§ Task statement
Locate the string "chart" in the listing below. Copy every line where it is found.

§ Given data
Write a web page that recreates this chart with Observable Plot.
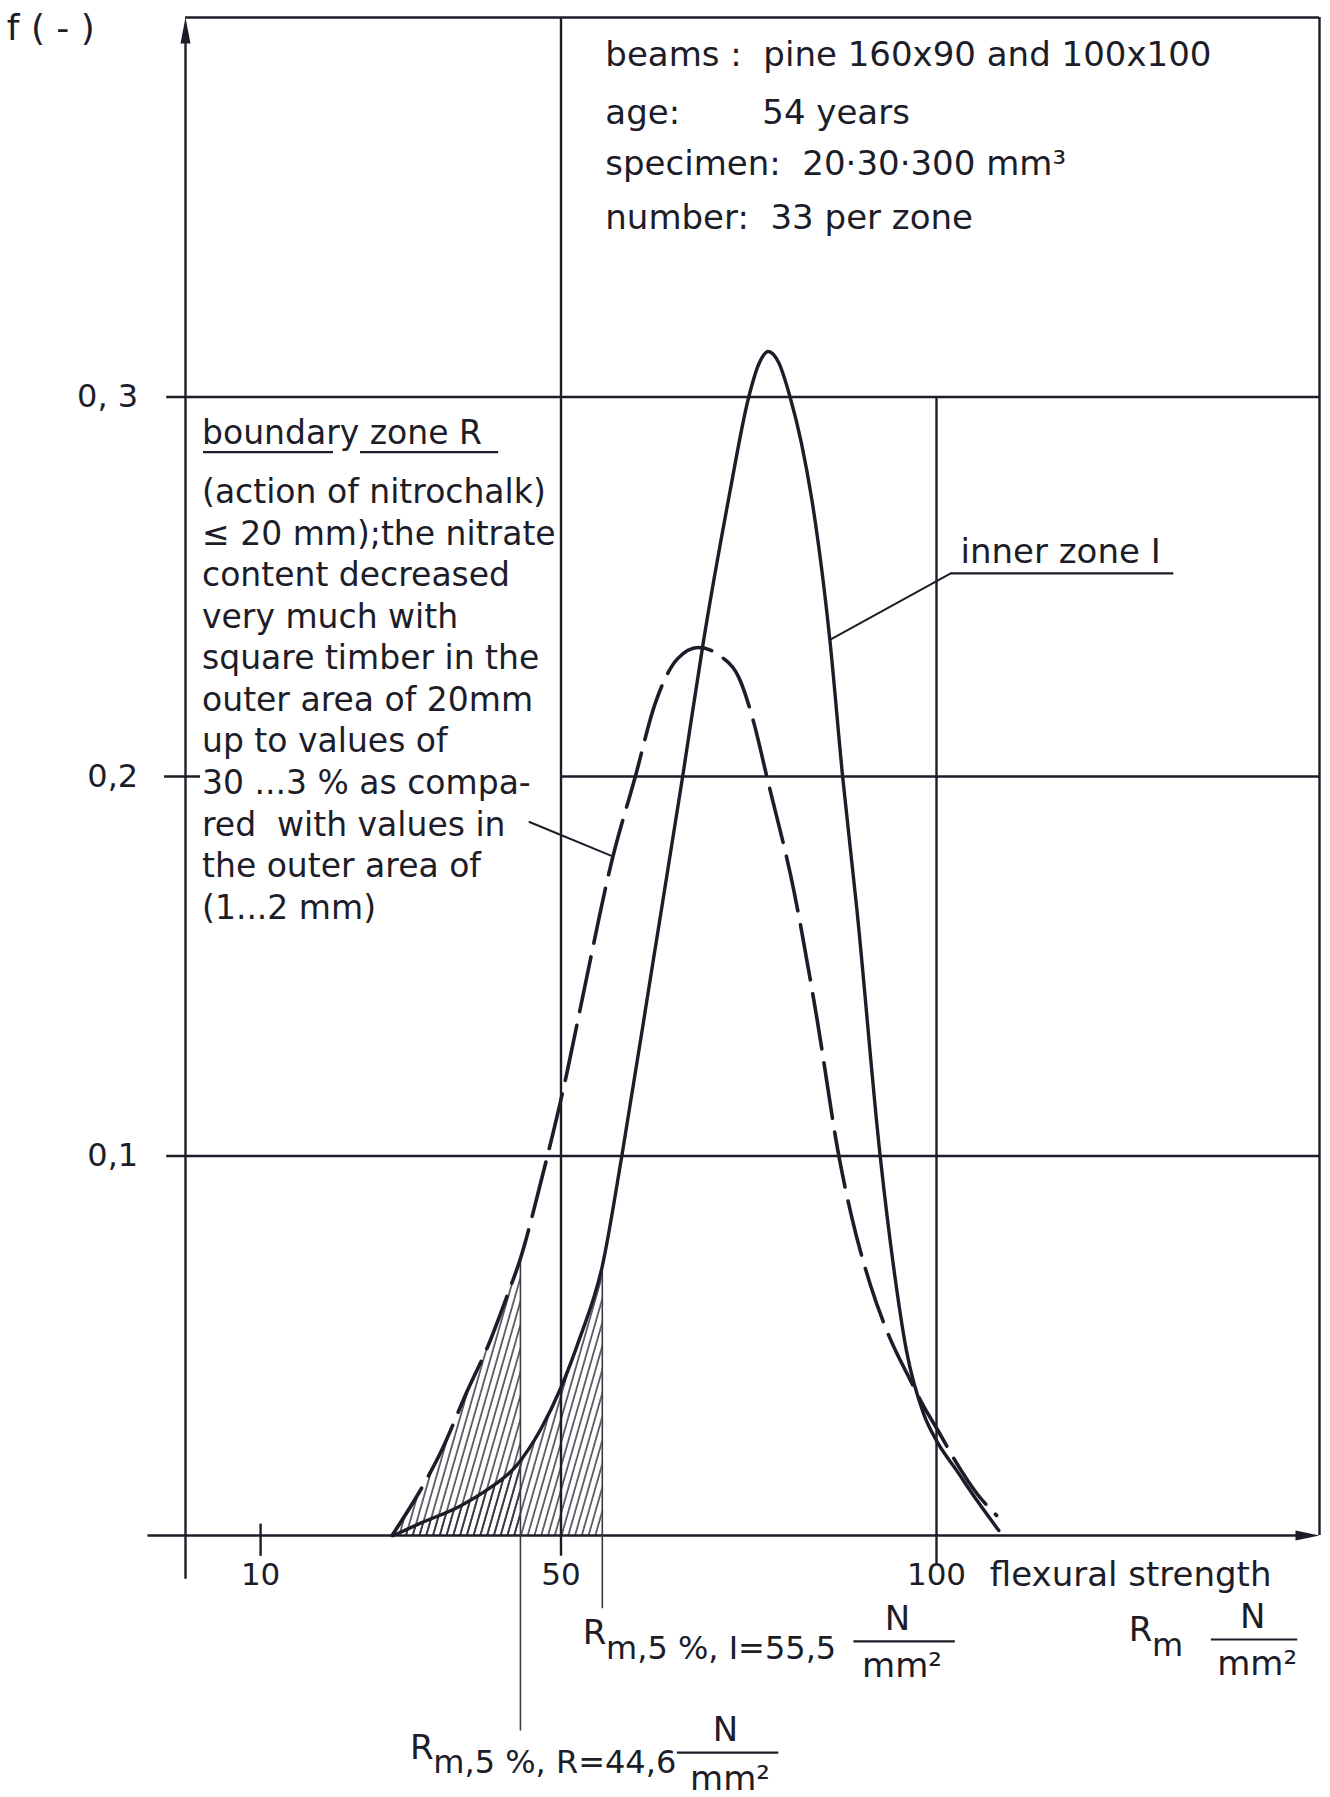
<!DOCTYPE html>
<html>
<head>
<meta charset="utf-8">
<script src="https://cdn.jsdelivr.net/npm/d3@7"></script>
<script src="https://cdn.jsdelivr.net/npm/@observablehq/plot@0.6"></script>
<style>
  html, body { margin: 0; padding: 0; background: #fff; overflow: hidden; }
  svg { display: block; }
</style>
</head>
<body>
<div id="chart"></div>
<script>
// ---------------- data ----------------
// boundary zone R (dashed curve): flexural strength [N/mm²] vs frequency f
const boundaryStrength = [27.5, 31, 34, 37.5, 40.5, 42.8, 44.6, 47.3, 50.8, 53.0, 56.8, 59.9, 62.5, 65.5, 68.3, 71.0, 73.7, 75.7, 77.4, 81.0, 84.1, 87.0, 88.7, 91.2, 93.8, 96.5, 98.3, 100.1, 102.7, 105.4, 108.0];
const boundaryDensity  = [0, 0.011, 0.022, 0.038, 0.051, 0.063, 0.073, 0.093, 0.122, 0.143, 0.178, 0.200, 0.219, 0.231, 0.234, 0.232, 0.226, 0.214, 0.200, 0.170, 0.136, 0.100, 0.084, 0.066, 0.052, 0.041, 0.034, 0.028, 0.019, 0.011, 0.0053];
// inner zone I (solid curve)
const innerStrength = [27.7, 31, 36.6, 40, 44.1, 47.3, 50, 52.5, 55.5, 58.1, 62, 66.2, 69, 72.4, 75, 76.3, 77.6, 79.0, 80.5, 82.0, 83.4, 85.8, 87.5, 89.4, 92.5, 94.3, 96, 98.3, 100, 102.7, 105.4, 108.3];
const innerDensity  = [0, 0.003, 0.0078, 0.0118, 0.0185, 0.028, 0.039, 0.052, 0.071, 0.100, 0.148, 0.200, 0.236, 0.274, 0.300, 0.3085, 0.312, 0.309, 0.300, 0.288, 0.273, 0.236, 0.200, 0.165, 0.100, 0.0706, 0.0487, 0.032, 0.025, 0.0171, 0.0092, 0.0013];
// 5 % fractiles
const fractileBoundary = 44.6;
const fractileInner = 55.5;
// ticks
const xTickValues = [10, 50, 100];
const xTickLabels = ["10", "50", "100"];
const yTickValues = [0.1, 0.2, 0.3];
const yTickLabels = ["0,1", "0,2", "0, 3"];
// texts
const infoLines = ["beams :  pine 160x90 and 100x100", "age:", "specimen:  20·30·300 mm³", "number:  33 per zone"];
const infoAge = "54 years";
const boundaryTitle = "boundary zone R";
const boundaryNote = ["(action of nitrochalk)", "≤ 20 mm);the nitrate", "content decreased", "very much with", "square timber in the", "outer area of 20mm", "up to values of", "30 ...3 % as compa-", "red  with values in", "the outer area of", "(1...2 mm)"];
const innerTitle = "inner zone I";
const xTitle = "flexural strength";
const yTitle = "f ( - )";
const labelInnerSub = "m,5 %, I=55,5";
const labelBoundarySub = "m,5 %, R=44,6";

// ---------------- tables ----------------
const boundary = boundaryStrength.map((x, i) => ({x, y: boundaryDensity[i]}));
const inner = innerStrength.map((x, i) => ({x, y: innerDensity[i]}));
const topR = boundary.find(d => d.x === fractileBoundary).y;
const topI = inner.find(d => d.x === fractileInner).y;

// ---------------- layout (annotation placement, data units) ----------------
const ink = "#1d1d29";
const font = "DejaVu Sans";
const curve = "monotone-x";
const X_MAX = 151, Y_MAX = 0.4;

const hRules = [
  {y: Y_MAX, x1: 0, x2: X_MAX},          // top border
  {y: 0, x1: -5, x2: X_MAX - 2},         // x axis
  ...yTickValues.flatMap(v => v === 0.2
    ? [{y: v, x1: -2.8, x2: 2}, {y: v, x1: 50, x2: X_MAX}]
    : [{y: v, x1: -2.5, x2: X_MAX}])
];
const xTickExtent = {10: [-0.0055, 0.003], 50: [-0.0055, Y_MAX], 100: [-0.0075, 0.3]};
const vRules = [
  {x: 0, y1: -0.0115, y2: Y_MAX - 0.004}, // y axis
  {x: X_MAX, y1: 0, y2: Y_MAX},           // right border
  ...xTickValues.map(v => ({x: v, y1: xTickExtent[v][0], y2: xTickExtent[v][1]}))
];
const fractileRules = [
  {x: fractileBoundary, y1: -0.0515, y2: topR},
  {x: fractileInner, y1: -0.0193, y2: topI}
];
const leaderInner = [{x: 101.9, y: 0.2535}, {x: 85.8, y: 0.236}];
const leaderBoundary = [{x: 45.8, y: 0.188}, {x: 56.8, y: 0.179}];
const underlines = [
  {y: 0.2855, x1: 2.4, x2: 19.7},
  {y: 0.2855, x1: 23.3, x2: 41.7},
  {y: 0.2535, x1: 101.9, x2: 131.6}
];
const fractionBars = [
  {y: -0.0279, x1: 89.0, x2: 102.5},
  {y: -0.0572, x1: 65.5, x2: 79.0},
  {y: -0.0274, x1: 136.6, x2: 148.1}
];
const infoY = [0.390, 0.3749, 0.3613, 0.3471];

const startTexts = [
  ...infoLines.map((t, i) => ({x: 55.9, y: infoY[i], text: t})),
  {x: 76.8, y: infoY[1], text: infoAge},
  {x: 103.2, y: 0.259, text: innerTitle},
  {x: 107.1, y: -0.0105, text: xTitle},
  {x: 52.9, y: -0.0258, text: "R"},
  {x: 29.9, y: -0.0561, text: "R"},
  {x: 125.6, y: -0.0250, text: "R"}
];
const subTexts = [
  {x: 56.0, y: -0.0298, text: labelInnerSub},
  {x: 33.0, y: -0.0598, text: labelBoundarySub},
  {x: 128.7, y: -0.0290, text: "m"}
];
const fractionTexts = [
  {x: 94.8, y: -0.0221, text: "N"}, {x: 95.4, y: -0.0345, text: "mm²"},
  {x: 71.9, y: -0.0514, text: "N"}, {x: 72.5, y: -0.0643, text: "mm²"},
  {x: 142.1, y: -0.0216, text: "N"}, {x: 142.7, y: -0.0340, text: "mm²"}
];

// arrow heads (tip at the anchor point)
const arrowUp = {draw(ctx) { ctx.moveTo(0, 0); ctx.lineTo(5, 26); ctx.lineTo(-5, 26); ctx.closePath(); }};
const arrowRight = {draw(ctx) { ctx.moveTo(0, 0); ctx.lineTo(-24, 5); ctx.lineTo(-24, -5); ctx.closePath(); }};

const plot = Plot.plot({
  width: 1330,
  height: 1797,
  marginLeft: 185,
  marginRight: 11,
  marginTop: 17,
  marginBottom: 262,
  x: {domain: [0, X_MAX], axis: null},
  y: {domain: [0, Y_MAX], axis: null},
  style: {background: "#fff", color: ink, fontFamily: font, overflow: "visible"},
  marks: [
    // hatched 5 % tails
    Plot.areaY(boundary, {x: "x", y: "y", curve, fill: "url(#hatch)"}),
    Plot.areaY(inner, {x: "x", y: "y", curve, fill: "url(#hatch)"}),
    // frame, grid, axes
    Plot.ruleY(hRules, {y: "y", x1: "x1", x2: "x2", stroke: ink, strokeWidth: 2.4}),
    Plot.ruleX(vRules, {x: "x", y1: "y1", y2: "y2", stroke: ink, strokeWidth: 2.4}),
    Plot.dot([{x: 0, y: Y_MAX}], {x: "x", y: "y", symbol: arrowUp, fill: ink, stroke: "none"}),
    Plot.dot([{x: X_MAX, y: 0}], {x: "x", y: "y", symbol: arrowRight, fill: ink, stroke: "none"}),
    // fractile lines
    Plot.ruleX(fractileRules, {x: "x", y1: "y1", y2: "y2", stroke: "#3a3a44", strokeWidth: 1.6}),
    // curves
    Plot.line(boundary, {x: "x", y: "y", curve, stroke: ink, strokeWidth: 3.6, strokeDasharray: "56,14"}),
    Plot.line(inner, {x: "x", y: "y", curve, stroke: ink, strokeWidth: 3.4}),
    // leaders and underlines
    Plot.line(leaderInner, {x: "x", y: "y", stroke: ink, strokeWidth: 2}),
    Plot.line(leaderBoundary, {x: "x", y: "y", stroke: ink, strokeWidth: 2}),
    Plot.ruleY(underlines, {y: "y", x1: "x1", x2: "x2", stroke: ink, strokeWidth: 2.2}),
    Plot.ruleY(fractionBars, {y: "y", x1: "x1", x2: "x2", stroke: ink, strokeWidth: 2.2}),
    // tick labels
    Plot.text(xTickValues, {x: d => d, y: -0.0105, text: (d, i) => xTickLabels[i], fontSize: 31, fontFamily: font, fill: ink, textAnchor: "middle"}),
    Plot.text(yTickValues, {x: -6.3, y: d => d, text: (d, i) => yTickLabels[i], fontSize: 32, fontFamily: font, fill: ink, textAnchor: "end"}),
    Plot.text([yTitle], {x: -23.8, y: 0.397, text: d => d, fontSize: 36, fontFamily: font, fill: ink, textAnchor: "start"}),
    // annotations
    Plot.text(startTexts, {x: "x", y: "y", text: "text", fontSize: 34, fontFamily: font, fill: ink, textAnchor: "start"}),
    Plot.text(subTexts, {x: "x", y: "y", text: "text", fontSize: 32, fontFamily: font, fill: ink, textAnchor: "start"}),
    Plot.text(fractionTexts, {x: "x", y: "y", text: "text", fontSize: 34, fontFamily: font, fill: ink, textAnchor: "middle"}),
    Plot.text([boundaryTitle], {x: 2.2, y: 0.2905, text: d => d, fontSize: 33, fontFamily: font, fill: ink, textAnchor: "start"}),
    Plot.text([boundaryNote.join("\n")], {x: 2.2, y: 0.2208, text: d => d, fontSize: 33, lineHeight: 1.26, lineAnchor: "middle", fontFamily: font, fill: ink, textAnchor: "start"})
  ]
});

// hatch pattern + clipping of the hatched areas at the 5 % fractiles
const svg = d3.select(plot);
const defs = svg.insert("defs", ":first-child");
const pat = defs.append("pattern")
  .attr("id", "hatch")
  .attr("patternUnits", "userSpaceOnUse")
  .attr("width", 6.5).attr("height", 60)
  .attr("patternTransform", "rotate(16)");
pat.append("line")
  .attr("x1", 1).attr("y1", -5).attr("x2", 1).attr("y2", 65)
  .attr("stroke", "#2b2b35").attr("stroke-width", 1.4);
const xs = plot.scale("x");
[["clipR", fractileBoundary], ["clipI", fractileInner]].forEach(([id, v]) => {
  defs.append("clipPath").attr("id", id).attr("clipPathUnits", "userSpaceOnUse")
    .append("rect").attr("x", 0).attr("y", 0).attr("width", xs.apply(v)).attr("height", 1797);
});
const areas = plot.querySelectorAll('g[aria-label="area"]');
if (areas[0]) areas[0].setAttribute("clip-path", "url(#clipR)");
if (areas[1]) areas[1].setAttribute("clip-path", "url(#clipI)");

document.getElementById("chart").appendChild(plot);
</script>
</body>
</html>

§ Solution to the problem
Write a web page that recreates this chart with Observable Plot.
<div id="chart"></div>
document.getElementById("chart").appendChild(plot);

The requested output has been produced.